THERE’S an old saying that hard cases make bad law, and a slightly newer one that bad law makes hard cases. The conundrum is this: should laws be drafted with the most likely eventualities in mind, or should legislators have regard for worst-case scenarios?

When I last wrote about the Scottish Government’s proposed reforms of the Gender Recognition Act, some readers were outraged. I was accused of transphobia, of bigotry, or causing harm to trans people and, most confusingly, of suggesting all trans women were sexual predators. Some readers seemed to assume I was wading into this complex debate from a position of almost total ignorance, while others felt left behind, complaining they couldn’t make head nor tail of the jargon I’d used and the concepts I’d described.

So allow me, in returning to this topic, to begin with some basics about gender identity and. In 2014 the Scottish Prison Service (SPS) and the Scottish Transgender Alliance worked together to produce a “gender identity and gender reassignment policy” for people in custody. This document sets out rules on everything from information-sharing and body searches to accommodation and case management. In a nutshell, it means that if someone tells the prison service they are trans, this should be respected and their particular needs accommodated.

From time to time, a case related to transgender identity and prisons will come to public attention – usually via a tabloid newspaper report quoting “prison sources” – that prompts outrage. It’s probably fair to say that much of this outrage is rooted in the parallel beliefs that anyone sent to prison has forfeited their right to be treated humanely, and that this population is fundamentally dishonest and will do whatever it takes to get one over on prison staff, the justice system and/or society in general.

But not everyone with concerns about transgender rights in prison is a frothing right-winger. Some fear that male prisoners, in particular male sex offenders, may claim to be women in order to be moved to women’s prisons either so they’ll be safer, or they can have access to vulnerable women, or for both of these reasons.

There are two potential misunderstandings to clear up here. Firstly, decisions about where to house a prisoner – any prisoner – are informed by risk assessments, and there is no guarantee a transwoman will be moved to a women’s prison.

But secondly, under a self-ID system a “male prisoner claiming to be a woman” would become legally indistinguishable from a transgender woman prisoner.
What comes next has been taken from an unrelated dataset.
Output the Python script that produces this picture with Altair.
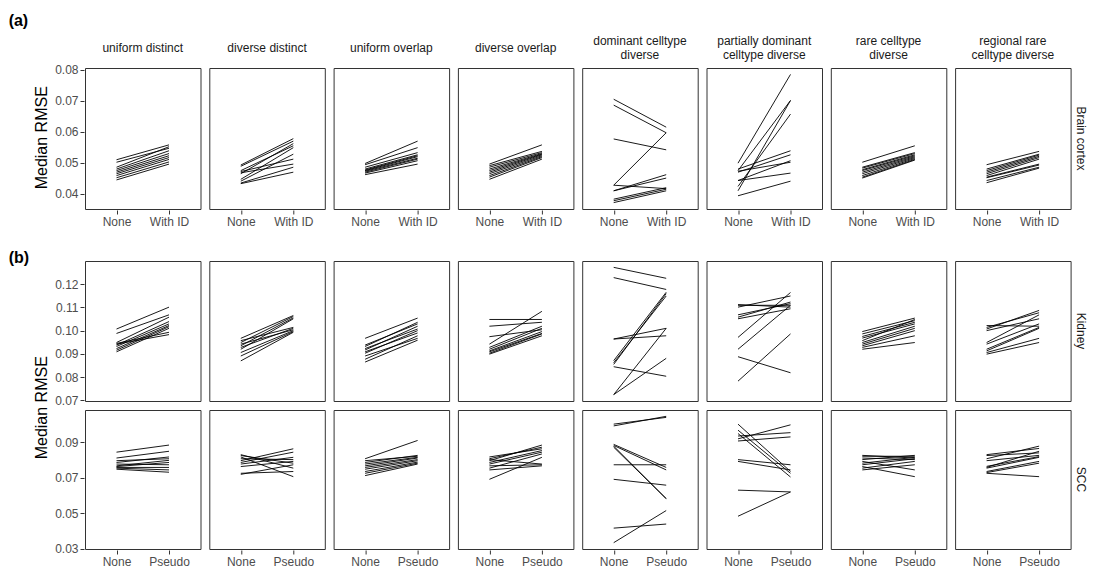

Advocates of self-ID point to other countries where such systems have been introduced, saying there’s no evidence of false or fraudulent claims, but it’s not clear how exactly a false claim would be identified.

If being trans is a matter of self-ID, how can any claim be said to be “genuine” or “false”? And is it in the interests of those trans prisoners who have jumped through bureaucratic hoops to have their identity legally recognised – and may well have strong views about how that process could be improved – to simply remove the hoops altogether?
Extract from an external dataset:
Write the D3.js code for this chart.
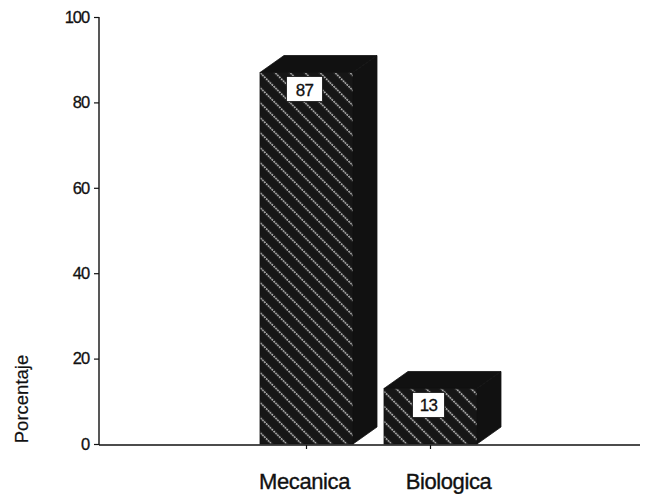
<!DOCTYPE html>
<html>
<head>
<meta charset="utf-8">
<script src="https://cdn.jsdelivr.net/npm/d3@7"></script>
<style>
  html, body { margin: 0; padding: 0; background: #fff; }
  svg { display: block; }
  text { font-family: "Liberation Sans", Arial, sans-serif; fill: #111; }
</style>
</head>
<body>
<svg id="chart" width="652" height="494"></svg>
<script>
// Chart data
const categories = ["Mecanica", "Biologica"];
const values = [87, 13];
const yTicks = [0, 20, 40, 60, 80, 100];
const yLabel = "Porcentaje";

const svg = d3.select("#chart");

// Plot frame
const axisX = 99, axisRight = 640;
const y = d3.scaleLinear().domain([0, 100]).range([444, 17]);
const x = d3.scaleBand().domain(categories)
  .range([244.5, 492.5]).paddingInner(0.25).paddingOuter(0.125);

// 3D depth offset of the bars
const dx = 24, dy = -17;

// Diagonal dotted-white hatch on black, running top-left to bottom-right
const defs = svg.append("defs");
const sp = 10.6;
const pat = defs.append("pattern")
  .attr("id", "hatch").attr("patternUnits", "userSpaceOnUse")
  .attr("width", sp).attr("height", sp)
  .attr("patternTransform", "rotate(-45)");
pat.append("rect").attr("width", sp).attr("height", sp).attr("fill", "#161616");
pat.append("line").attr("x1", sp / 2).attr("y1", 0).attr("x2", sp / 2).attr("y2", sp)
  .attr("stroke", "#f4f4f4").attr("stroke-width", 1.4)
  .attr("stroke-dasharray", "1.6,1.05");

// Bars
const bars = svg.append("g").selectAll("g").data(categories).join("g");
bars.each(function(c, i) {
  const g = d3.select(this);
  const x0 = x(c), x1 = x(c) + x.bandwidth();
  const yt = y(values[i]), yb = y(0);
  // side face
  g.append("path")
    .attr("d", `M${x1},${yt} L${x1 + dx},${yt + dy} L${x1 + dx},${yb + dy} L${x1},${yb} Z`)
    .attr("fill", "#111").attr("stroke", "#111").attr("stroke-width", 0.8);
  // top face
  g.append("path")
    .attr("d", `M${x0},${yt} L${x0 + dx},${yt + dy} L${x1 + dx},${yt + dy} L${x1},${yt} Z`)
    .attr("fill", "#111").attr("stroke", "#111").attr("stroke-width", 0.8);
  // front face
  g.append("rect")
    .attr("x", x0).attr("y", yt).attr("width", x.bandwidth()).attr("height", yb - yt)
    .attr("fill", "url(#hatch)").attr("stroke", "#111").attr("stroke-width", 0.8);
  // value label
  const cx = x0 + x.bandwidth() / 2 - 2;
  const bw = i === 0 ? 36 : 32;
  g.append("rect")
    .attr("x", cx - bw / 2).attr("y", yt + 4).attr("width", bw).attr("height", 25)
    .attr("fill", "#fff").attr("stroke", "#111").attr("stroke-width", 0.8);
  g.append("text")
    .attr("x", cx).attr("y", yt + 23)
    .attr("text-anchor", "middle").attr("font-size", 17)
    .attr("letter-spacing", -0.6)
    .attr("stroke", "#111").attr("stroke-width", 0.3)
    .text(values[i]);
});

// Y axis
const yAxis = svg.append("g").attr("transform", `translate(${axisX},0)`)
  .call(d3.axisLeft(y).tickValues(yTicks).tickSize(5).tickSizeOuter(0));
yAxis.select(".domain").attr("stroke", "#111").attr("stroke-width", 1.4)
  .attr("d", `M0,${y(100)}V${y(0) + 1}`);
yAxis.selectAll(".tick line").attr("stroke", "#111").attr("stroke-width", 1.2);
yAxis.selectAll(".tick text")
  .attr("font-size", 16.5).attr("font-family", "Liberation Sans, Arial, sans-serif")
  .attr("fill", "#111").attr("x", -10).attr("letter-spacing", -1.1)
  .attr("stroke", "#111").attr("stroke-width", 0.3);

// X axis
const xAxis = svg.append("g").attr("transform", `translate(0,${y(0) + 1})`)
  .call(d3.axisBottom(x).tickSize(4).tickSizeOuter(0));
xAxis.select(".domain").attr("stroke", "#111").attr("stroke-width", 1.4)
  .attr("d", `M${axisX},0H${axisRight}`);
xAxis.selectAll(".tick line").attr("stroke", "#111").attr("stroke-width", 1.2);
xAxis.selectAll(".tick text")
  .attr("font-size", 22).attr("font-family", "Liberation Sans, Arial, sans-serif")
  .attr("fill", "#111").attr("y", 44).attr("dy", 0).attr("letter-spacing", -0.4)
  .attr("stroke", "#111").attr("stroke-width", 0.35)
  .attr("dx", (d, i) => i === 0 ? -2 : 18);

// Y axis title
svg.append("text")
  .attr("transform", "translate(28,399) rotate(-90)")
  .attr("text-anchor", "middle").attr("font-size", 18.5)
  .attr("stroke", "#111").attr("stroke-width", 0.2)
  .text(yLabel);
</script>
</body>
</html>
You might be wondering why this bureaucratic stuff matters, given the 2014 policy already states that prisoners declaring themselves trans should be treated as such. This is where things get complicated, and where the Gender Recognition Certificate (GRC) comes in. Many insist these certificates don’t matter much, as they merely allow a trans person to change the sex on their birth certificate, bringing it into line with other forms of ID. But that’s not quite true. Another reason GRCs matter is that once a person has one it becomes a criminal rather than civil offence for someone who acquires information about their previous gender identity in an official capacity (such as a prison officer) to disclose it.
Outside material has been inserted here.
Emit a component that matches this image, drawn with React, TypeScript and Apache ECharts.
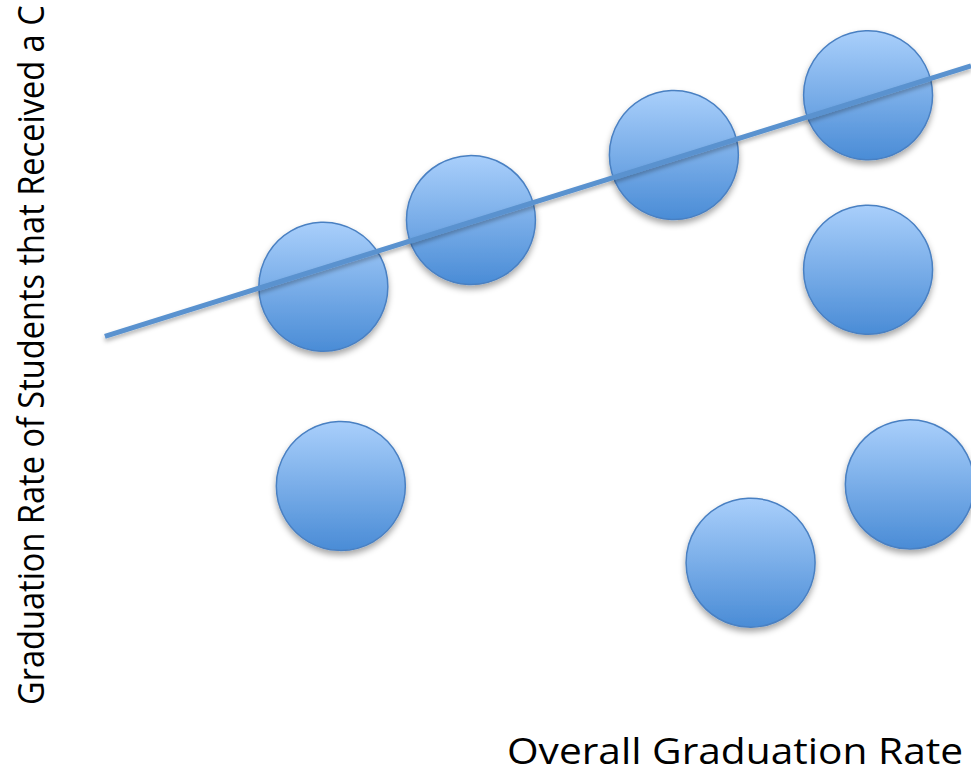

Currently, to obtain a GRC a trans person must convince a Gender Recognition Panel that they have gender dysphoria, and that they have “lived in the acquired gender” throughout a period of two years.

They must also make a statutory declaration that they intend to live as this gender until they die. Gender dysphoria is defined by the American Psychiatric Association as “a marked difference between the individual’s expressed/experienced gender and the gender others would assign him or her” that causes “clinically significant distress or impairment”. The 2004 Act does not define what “living in” a particular gender might mean. In fact, it doesn’t even define gender, and makes only the briefest of references to biological sex.

Clearly, as it stands, prisons must respect a prisoner’s desire to “live in” a different gender, otherwise no prisoner could ever hope to obtain a GRC. But with a move to self-ID, the Scottish Government proposes to do away with the Gender Recognition Panel altogether. Its consultation document states that “the 2004 Act requirements are unnecessarily intrusive”, and it agrees with the verdict of the Westminster Women and Equalities Select Committee that this “medicalised, quasi-judicial application process” ought to be binned.

The Scottish Government’s consultation closes on March 1, and it is to be hoped prison staff will be empowered to voice any fears they have about the potential impact of the proposed reforms on their work. Those who doubt that any man would seek legal recognition as a woman for personal advantage (the subtext being that women are so disadvantaged and disempowered in society, this simply makes no sense) should consider the particular power dynamics and perverse incentives in prisons. And if the Government’s policy is found not to be prison-proof, it must go back to the drawing board.